Dec 11, 2015 - Uncategorized    Comments Off on I Didn’t Want to Know That…

I Didn’t Want to Know That…

One of the consequences of living in a first-world country is that I don’t always know which diseases are no longer a real problem here and which diseases are no longer a problem at all. I’m sure about smallpox, I suppose, but what else?  Until I read An American Plague:  The True and Terrifying Story of the Yellow Fever Epidemic of 1793, I had no idea that there is still no cure for yellow fever.  There’s a vaccine, thankfully, but once you have it?  Treat the symptoms and hope for the best. Invincible Microbe:  Tuberculosis and the Never-Ending Search for a Cure was even scarier; not only is the currently available vaccine for TB only sometimes effective, there are multiple-drug resistant strains of it, and treatment involves months of antibiotics.  My most recent foray into the world of infectious disease was a blend of fact and fiction, but again, it left me a little freaked out; I had no idea that tens of thousands of people still die of cholera–the ‘blue death’–each year.
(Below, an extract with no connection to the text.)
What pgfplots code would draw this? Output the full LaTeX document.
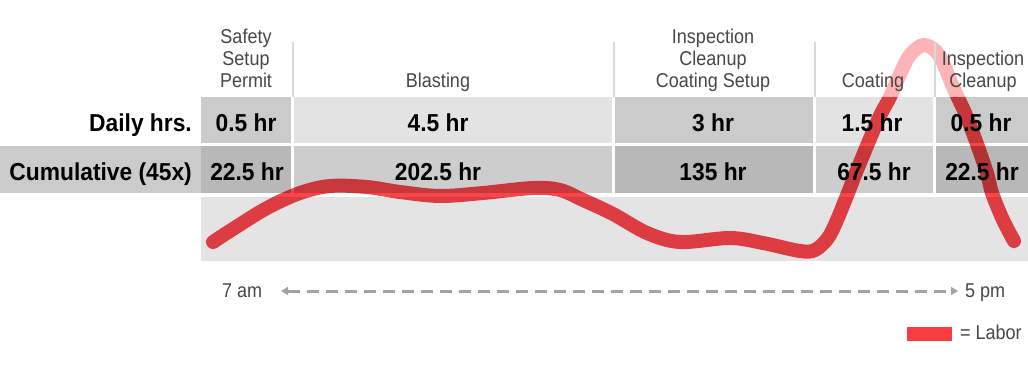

Deborah Hopkinson’s The Great Trouble:  A Mystery of London, the Blue Death, and a Boy Called Eel describes an actual outbreak of cholera in London in 1854.  Eel is fictional, as are most of his friends and associates, but the doctor who worked to prove the outbreak was caused by contaminated water was very real, as was the Reverend Henry Whitehead, who was initially skeptical but eventually came to believe the good doctor’s theory.  The fight to find the proof to convince those in authority to remove the pump handle from the contaminated water pump is riveting, and the book’s young narrator and fast-paced narrative make it accessible to relatively young readers.  I’m excited to give this one to my 3rd-grader.

Even if I didn’t necessarily want to know that cholera is still so terribly abroad in the world.